Life seems so easy when one is ‘independent’, in the worldly terms. But is it real freedom? When materialism governs every facet of life, repenting at leisure becomes the order of the day. This vicious control of work over enjoyment encapsulates the very essence of a modern-day city life. I am free, but a prisoner to my senses. Carefully turned into a machine. A part of an equation, where my emotions, sentiments and reactions are all variables. The world has taken the responsibility upon itself of dictating what I can cherish, what I should hope for and look forward to, even as I clutch on to the illusion of freedom. But again, the question is who’s stopping me.

In pursuit of happiness, we tend to ignore and forget the small joys that comprise life. Be it a small task of reading a book which you always meant to, but could not find time for, or that phone call you promised to your dear one, but forgot in the rush when a pressing matter presented itself. We have lost touch with nature and our loved ones. It’s our mindless pursuit of safety and security that clouds our minds and numbs our sensitivity. For most of us, cat fights and rat races are what provide meaning to life, which is otherwise devoid of purpose. We envy others, for we harbour a belief that we are more suited for the work they’re doing, little realising our own self-worth. We give up on hope, but latch on to all negative thoughts because most of us like someone to put all the blame on. We like to play the victims card, love to cry how fortune gave us a raw deal and like to multiply ‘what-ifs’.

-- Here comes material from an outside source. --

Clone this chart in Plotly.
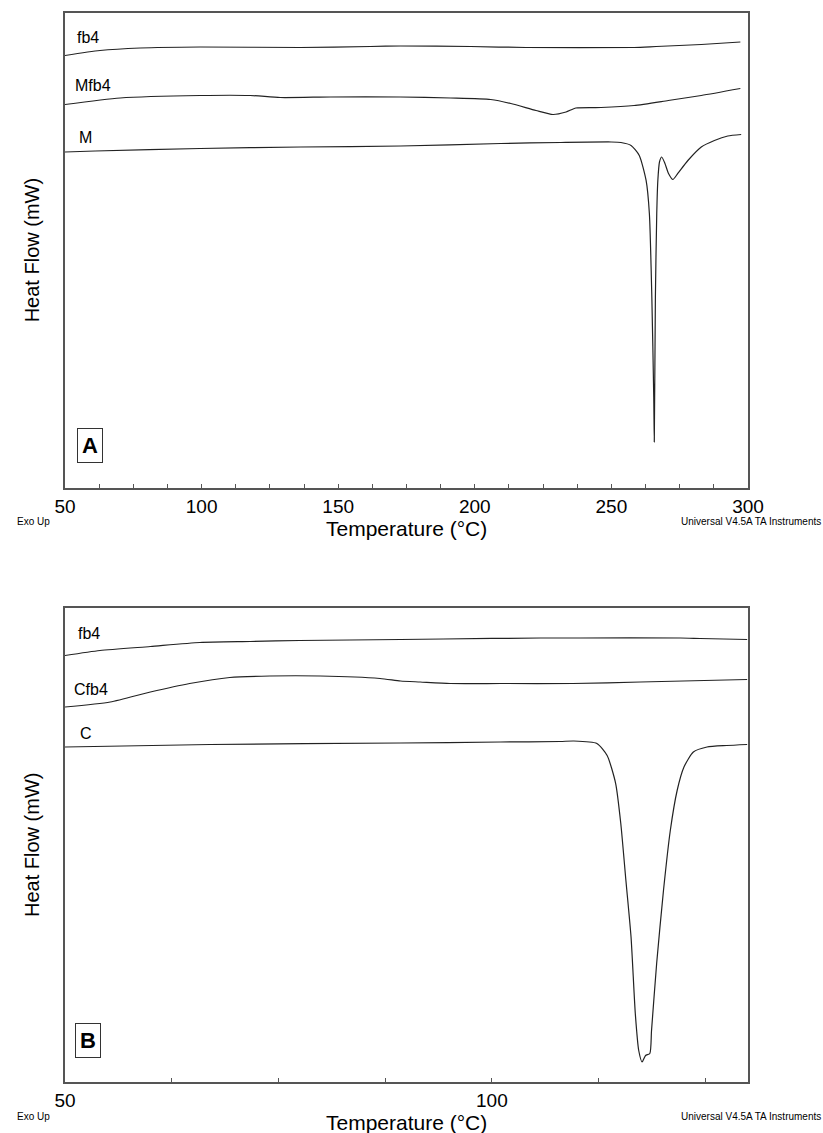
import plotly.graph_objects as go

# ---------------- Panel A data (Temperature °C, Heat Flow arbitrary mW offsets) -------------
fb4_A_T = [50, 62.8, 77.5, 99.5, 136.2, 161.8, 172.8, 198.5, 218.7, 258.3, 266.4, 282.9, 297.2]
fb4_A_HF = [-0.85, -0.75, -0.70, -0.68, -0.69, -0.67, -0.66, -0.67, -0.69, -0.69, -0.67, -0.63, -0.58]

Mfb4_A_T = [50, 70.2, 99.5, 117.8, 128.8, 147.2, 172.8, 191.2, 205.8, 213.2, 222.4, 228.6,
            233.4, 237, 246.2, 258.3, 270.8, 282.9, 297.2]
Mfb4_A_HF = [-1.83, -1.70, -1.65, -1.65, -1.69, -1.68, -1.68, -1.70, -1.73, -1.81, -1.95, -2.03,
             -1.98, -1.90, -1.89, -1.85, -1.75, -1.65, -1.51]

M_A_T = [50, 61, 99.5, 136.2, 172.8, 209.5, 231.5, 249.9, 253.5, 257.2, 260.2, 262.7, 263.9,
         264.8, 265.5, 265.7, 266.1, 266.6, 267.0, 267.6, 268.4, 269.6, 270.9, 272.5, 274.3,
         278.0, 282.9, 287.7, 292.6, 297.5]
M_A_HF = [-2.78, -2.76, -2.71, -2.68, -2.66, -2.61, -2.59, -2.58, -2.59, -2.65, -2.85, -3.35,
          -4.01, -5.68, -7.68, -8.58, -5.68, -4.01, -3.35, -2.98, -2.88, -3.01, -3.21, -3.33,
          -3.21, -2.95, -2.68, -2.55, -2.46, -2.43]

# ---------------- Panel B data ----------------
fb4_B_T = [50, 54.1, 60, 65.8, 71.7, 77.5, 89.3, 94.3, 105.7, 110.4, 122.1, 124.4, 129.9]
fb4_B_HF = [-0.95, -0.85, -0.77, -0.69, -0.67, -0.65, -0.63, -0.62, -0.60, -0.60, -0.60, -0.61, -0.63]

Cfb4_B_T = [50, 55.3, 60, 64.6, 69.3, 74, 79.9, 86.9, 89.3, 91.6, 95.1, 101, 109.5, 117.4, 129.9]
Cfb4_B_HF = [-1.98, -1.88, -1.68, -1.51, -1.39, -1.36, -1.36, -1.41, -1.46, -1.48, -1.51, -1.51,
             -1.51, -1.48, -1.43]

C_B_T = [50, 67, 89.3, 101, 108, 109.6, 112.3, 113.5, 114.5, 115.1, 115.7, 116.3, 116.8, 117.2,
         117.6, 118.0, 118.5, 118.7, 119.3, 120.1, 120.9, 121.7, 122.5, 123.6, 125.2, 127.5, 129.9]
C_B_HF = [-2.78, -2.73, -2.70, -2.68, -2.67, -2.66, -2.71, -2.95, -3.51, -4.31, -5.45, -6.58,
          -8.11, -8.85, -9.08, -8.95, -8.91, -8.45, -7.11, -5.65, -4.45, -3.65, -3.18, -2.88,
          -2.78, -2.75, -2.73]

# axis settings
A_xrange = [50, 300]
B_xrange = [50, 130]
A_major_ticks = [50, 100, 150, 200, 250, 300]
B_major_ticks = [50, 100]
minor_step = 12.5

FONT = "Arial, Liberation Sans, sans-serif"
LINE_COLOR = "#222222"
FRAME = "#555555"

fig = go.Figure()

def add(x, y, xa, ya):
    fig.add_trace(go.Scatter(
        x=x, y=y, xaxis=xa, yaxis=ya, mode="lines",
        line=dict(color=LINE_COLOR, width=1.2, shape="spline", smoothing=0.6),
        showlegend=False, hoverinfo="skip"))

add(fb4_A_T, fb4_A_HF, "x", "y")
add(Mfb4_A_T, Mfb4_A_HF, "x", "y")
add(M_A_T, M_A_HF, "x", "y")
add(fb4_B_T, fb4_B_HF, "x2", "y2")
add(Cfb4_B_T, Cfb4_B_HF, "x2", "y2")
add(C_B_T, C_B_HF, "x2", "y2")

def xax(rng, ticks, domain_anchor):
    return dict(range=rng, tickvals=ticks, ticktext=[str(t) for t in ticks],
                ticks="inside", ticklen=4, tickcolor=FRAME, tickwidth=1,
                minor=dict(dtick=minor_step, tick0=50, ticks="inside", ticklen=4,
                           tickcolor=FRAME, tickwidth=1),
                showline=True, mirror=True, linecolor=FRAME, linewidth=1.5,
                showgrid=False, zeroline=False, anchor=domain_anchor,
                tickfont=dict(family=FONT, size=19, color="black"))

def yax(rng, domain, anchor):
    return dict(range=rng, domain=domain, anchor=anchor, showticklabels=False,
                ticks="", showline=True, mirror=True, linecolor=FRAME, linewidth=1.5,
                showgrid=False, zeroline=False)

fig.update_layout(
    width=823, height=1133,
    margin=dict(l=65, r=75, t=13, b=51),
    paper_bgcolor="white", plot_bgcolor="white",
    xaxis=xax(A_xrange, A_major_ticks, "y"),
    yaxis=yax([-9.5, 0], [0.5557, 1.0], "x"),
    xaxis2=xax(B_xrange, B_major_ticks, "y2"),
    yaxis2=yax([-9.48, 0], [0.0, 0.4434], "x2"),
    font=dict(family=FONT, color="black"),
)

ann = []
def note(text, x, y, size, xanchor="left", angle=0, bold=False, box=False):
    d = dict(text=("<b>%s</b>" % text) if bold else text, x=x, y=y, xref="paper", yref="paper",
             xanchor=xanchor, yanchor="middle", showarrow=False, textangle=angle,
             font=dict(family=FONT, size=size, color="black"))
    if box:
        d.update(bordercolor="#333333", borderwidth=1, borderpad=4)
    ann.append(d)

# series labels
note("fb4", 0.0146, 0.977, 16)
note("Mfb4", 0.0117, 0.9324, 16)
note("M", 0.0176, 0.884, 16)
note("fb4", 0.0160, 0.420, 16)
note("Cfb4", 0.0107, 0.3674, 16)
note("C", 0.0185, 0.3259, 16)
# panel letters
note("A", 0.037, 0.5951, 22, xanchor="center", bold=True, box=True)
note("B", 0.0344, 0.039, 22, xanchor="center", bold=True, box=True)
# axis titles
for yc in (0.778, 0.2217):
    note("Heat Flow (mW)", -0.0483, yc, 20, xanchor="center", angle=-90)
note("Temperature (°C)", 0.5, 0.5175, 21, xanchor="center")
note("Temperature (°C)", 0.5, -0.0381, 21, xanchor="center")
# footer texts
note("Exo Up", -0.0732, 0.5245, 10)
note("Universal V4.5A TA Instruments", 1.1098, 0.5245, 10, xanchor="right")
note("Exo Up", -0.0732, -0.0321, 10)
note("Universal V4.5A TA Instruments", 1.1098, -0.0321, 10, xanchor="right")

fig.update_layout(annotations=ann)
fig.write_html("out.html")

I ask myself, is there a way out, all the while knowing that yes there is. Learning to live with fear does the trick, while keeping a low centre of gravity and not taking oneself too seriously are the primary ingredients. Realisation dawns after long night of introspection, hence, a clear definition of what one wants to attain in their life becomes all the more necessary, as such deep internal assessment imparts the knowledge necessary to understand that there are things a man cannot change, and learning to accept those is the doorway to bliss. The perfect balance between mind and body is attained only after understanding, which is the byproduct of internal churning. Negativity is only a state of mind, which can be altered by changing the thoughts. If one can live with fear, surely, living with hope cannot be that farfetched.